### Dataset extract
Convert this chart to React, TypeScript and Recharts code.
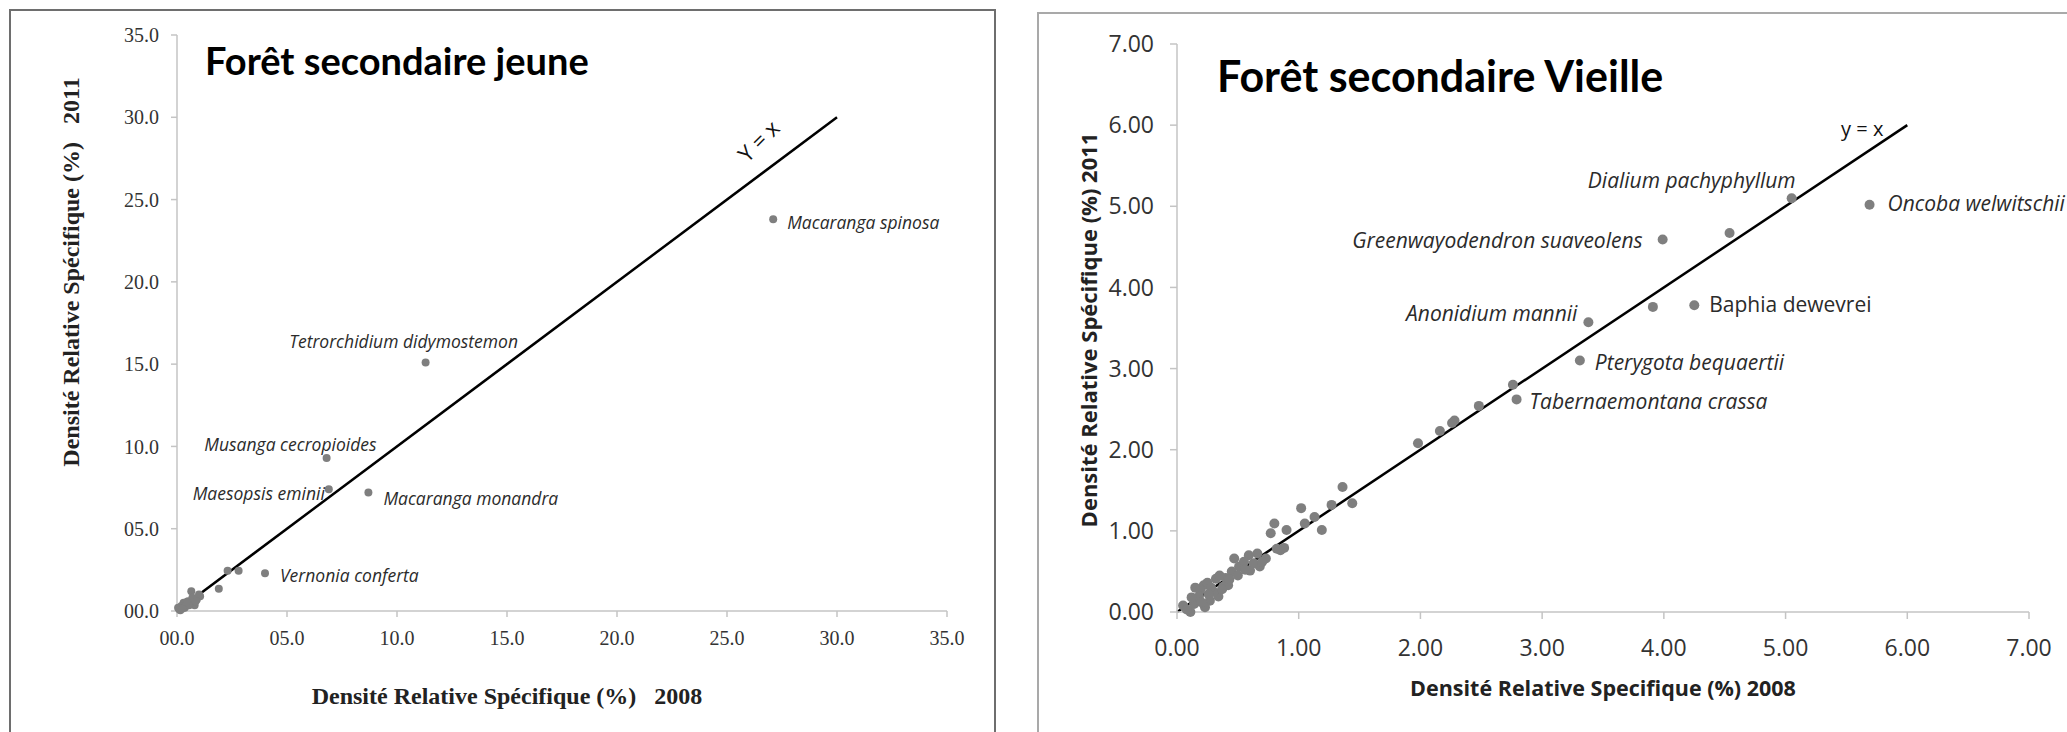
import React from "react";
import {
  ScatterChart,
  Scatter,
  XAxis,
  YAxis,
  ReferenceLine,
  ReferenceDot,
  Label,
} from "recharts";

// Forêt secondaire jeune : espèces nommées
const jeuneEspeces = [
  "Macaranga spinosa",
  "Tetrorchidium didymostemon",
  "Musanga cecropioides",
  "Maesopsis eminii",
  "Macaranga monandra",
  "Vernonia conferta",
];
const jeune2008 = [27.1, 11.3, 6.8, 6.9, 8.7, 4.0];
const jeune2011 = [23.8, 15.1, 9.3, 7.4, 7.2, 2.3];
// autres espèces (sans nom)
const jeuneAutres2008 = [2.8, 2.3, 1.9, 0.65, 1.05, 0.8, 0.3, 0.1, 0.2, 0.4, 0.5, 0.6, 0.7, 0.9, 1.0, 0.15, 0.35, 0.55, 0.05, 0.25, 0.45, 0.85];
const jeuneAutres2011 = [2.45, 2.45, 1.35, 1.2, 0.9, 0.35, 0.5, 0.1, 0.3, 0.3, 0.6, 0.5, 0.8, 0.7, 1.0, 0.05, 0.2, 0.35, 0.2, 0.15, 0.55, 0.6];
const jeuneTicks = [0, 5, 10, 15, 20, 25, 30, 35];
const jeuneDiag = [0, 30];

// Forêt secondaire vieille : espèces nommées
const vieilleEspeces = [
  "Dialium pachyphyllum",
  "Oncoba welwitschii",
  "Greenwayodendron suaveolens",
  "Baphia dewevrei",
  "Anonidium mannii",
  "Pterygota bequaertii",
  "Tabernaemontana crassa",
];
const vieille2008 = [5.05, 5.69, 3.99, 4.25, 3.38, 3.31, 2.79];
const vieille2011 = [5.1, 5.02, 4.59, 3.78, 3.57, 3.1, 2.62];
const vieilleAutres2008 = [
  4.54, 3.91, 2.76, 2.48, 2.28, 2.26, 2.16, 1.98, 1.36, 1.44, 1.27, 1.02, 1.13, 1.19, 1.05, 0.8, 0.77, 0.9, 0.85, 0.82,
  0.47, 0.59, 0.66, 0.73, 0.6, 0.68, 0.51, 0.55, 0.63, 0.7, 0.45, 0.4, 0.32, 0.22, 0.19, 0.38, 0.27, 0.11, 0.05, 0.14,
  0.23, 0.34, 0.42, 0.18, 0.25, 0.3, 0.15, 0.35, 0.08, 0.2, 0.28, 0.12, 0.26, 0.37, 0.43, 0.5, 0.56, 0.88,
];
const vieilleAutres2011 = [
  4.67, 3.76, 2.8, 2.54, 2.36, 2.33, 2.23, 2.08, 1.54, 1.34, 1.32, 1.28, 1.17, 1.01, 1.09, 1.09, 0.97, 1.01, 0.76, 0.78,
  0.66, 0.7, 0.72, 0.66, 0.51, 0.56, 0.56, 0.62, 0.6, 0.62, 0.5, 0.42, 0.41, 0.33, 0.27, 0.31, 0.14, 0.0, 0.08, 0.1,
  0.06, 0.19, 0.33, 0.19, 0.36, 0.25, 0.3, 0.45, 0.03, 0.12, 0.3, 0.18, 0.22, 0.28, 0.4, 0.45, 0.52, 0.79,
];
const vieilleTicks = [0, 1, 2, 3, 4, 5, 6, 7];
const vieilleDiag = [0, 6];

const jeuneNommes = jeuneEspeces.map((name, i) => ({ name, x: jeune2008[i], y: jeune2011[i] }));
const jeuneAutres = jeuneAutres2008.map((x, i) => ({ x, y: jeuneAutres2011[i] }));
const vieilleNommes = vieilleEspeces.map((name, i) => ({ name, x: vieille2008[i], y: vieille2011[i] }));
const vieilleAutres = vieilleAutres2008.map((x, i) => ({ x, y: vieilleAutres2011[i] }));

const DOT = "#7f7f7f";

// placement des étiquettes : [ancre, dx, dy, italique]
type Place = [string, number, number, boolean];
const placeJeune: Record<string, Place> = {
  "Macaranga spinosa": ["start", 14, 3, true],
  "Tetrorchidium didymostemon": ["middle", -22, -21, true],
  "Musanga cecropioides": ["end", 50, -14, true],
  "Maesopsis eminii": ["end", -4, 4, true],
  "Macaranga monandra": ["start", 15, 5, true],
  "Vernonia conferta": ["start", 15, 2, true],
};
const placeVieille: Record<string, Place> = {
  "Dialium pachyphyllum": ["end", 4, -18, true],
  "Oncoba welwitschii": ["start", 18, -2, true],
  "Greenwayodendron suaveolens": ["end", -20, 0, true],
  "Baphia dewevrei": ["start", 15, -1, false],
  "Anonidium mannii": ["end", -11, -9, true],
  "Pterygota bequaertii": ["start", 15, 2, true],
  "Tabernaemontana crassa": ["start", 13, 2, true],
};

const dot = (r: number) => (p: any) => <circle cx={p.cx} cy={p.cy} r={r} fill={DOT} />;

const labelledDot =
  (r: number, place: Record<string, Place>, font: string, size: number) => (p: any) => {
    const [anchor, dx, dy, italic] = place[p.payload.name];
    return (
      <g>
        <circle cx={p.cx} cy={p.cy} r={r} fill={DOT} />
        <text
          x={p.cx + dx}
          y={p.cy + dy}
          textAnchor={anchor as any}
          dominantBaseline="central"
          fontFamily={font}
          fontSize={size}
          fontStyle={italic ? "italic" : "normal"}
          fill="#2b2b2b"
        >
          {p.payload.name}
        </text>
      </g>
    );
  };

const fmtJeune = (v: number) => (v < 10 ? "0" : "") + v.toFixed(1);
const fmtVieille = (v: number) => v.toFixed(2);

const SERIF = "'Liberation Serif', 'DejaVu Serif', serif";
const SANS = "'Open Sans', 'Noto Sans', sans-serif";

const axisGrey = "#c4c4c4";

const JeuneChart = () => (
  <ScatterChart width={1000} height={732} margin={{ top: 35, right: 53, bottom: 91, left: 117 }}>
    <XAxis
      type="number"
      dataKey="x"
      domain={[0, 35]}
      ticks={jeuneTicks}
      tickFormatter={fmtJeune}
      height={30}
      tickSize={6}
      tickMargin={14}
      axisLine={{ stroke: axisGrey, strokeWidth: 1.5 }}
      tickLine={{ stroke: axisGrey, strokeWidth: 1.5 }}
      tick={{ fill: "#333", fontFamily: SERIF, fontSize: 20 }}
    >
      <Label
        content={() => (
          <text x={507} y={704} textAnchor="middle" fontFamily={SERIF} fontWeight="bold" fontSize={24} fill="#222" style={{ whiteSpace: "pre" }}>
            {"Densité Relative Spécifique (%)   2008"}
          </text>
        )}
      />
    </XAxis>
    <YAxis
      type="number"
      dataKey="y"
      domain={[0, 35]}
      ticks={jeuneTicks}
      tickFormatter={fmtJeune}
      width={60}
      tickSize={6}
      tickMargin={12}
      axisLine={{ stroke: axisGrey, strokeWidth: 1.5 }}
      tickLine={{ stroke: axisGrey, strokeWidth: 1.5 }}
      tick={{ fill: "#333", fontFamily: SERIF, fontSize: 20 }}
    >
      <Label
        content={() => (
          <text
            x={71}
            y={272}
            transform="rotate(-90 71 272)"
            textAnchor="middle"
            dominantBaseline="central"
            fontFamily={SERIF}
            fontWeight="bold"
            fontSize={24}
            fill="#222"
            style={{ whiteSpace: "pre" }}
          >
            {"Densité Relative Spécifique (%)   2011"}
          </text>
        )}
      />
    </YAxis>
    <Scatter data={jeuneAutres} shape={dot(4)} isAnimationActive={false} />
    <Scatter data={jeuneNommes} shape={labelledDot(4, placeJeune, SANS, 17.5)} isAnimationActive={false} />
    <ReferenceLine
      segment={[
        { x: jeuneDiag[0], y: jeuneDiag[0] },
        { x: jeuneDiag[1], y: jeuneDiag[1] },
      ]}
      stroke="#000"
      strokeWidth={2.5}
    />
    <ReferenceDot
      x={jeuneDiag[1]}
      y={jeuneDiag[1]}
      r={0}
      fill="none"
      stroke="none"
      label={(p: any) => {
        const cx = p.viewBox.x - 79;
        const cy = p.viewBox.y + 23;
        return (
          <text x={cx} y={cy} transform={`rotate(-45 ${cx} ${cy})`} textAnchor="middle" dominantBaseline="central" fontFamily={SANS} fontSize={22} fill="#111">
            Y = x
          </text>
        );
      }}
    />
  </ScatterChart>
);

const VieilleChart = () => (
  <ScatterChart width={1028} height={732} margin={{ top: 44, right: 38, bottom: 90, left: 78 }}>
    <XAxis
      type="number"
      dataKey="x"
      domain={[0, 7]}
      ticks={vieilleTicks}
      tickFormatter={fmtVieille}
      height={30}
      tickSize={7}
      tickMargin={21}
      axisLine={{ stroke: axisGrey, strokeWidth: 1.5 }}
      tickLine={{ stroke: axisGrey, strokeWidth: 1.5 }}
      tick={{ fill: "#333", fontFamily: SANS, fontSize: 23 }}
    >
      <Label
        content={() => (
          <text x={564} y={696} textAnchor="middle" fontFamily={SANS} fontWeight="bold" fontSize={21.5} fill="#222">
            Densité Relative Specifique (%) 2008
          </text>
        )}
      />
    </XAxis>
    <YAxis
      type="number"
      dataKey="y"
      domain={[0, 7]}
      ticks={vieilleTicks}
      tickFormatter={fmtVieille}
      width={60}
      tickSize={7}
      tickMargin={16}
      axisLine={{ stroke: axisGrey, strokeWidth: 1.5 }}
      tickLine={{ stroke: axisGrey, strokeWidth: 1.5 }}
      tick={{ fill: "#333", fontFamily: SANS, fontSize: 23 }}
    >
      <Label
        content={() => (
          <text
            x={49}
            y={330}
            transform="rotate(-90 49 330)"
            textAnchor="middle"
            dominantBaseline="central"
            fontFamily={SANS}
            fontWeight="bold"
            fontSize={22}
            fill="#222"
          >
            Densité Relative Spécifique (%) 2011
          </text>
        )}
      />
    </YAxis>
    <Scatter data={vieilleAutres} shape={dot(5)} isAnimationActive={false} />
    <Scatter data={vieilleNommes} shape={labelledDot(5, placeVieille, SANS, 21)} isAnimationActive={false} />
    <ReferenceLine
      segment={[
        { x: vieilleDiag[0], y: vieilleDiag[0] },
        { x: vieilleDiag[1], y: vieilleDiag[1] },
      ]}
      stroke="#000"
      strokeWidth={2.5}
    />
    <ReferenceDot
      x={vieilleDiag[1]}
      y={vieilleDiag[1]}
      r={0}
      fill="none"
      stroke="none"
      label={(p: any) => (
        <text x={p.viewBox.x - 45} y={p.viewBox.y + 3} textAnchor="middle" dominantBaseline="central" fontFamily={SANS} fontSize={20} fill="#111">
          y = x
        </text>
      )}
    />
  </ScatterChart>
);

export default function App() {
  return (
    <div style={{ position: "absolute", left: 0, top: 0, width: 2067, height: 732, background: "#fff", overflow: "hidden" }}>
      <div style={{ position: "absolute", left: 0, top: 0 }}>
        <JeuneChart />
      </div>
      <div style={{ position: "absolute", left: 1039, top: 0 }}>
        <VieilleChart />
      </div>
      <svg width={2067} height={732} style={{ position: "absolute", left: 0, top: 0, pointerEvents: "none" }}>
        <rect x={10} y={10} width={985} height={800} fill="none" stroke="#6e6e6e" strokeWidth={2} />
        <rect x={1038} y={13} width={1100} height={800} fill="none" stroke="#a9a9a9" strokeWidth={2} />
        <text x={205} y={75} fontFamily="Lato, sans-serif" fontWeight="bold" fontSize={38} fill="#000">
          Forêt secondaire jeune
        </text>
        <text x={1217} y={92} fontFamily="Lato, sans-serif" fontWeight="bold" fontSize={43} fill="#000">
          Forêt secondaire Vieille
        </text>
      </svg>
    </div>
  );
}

### Task to carry out
Look through the material and say how many lines hold "React". Give the number only.

### Finished answer
2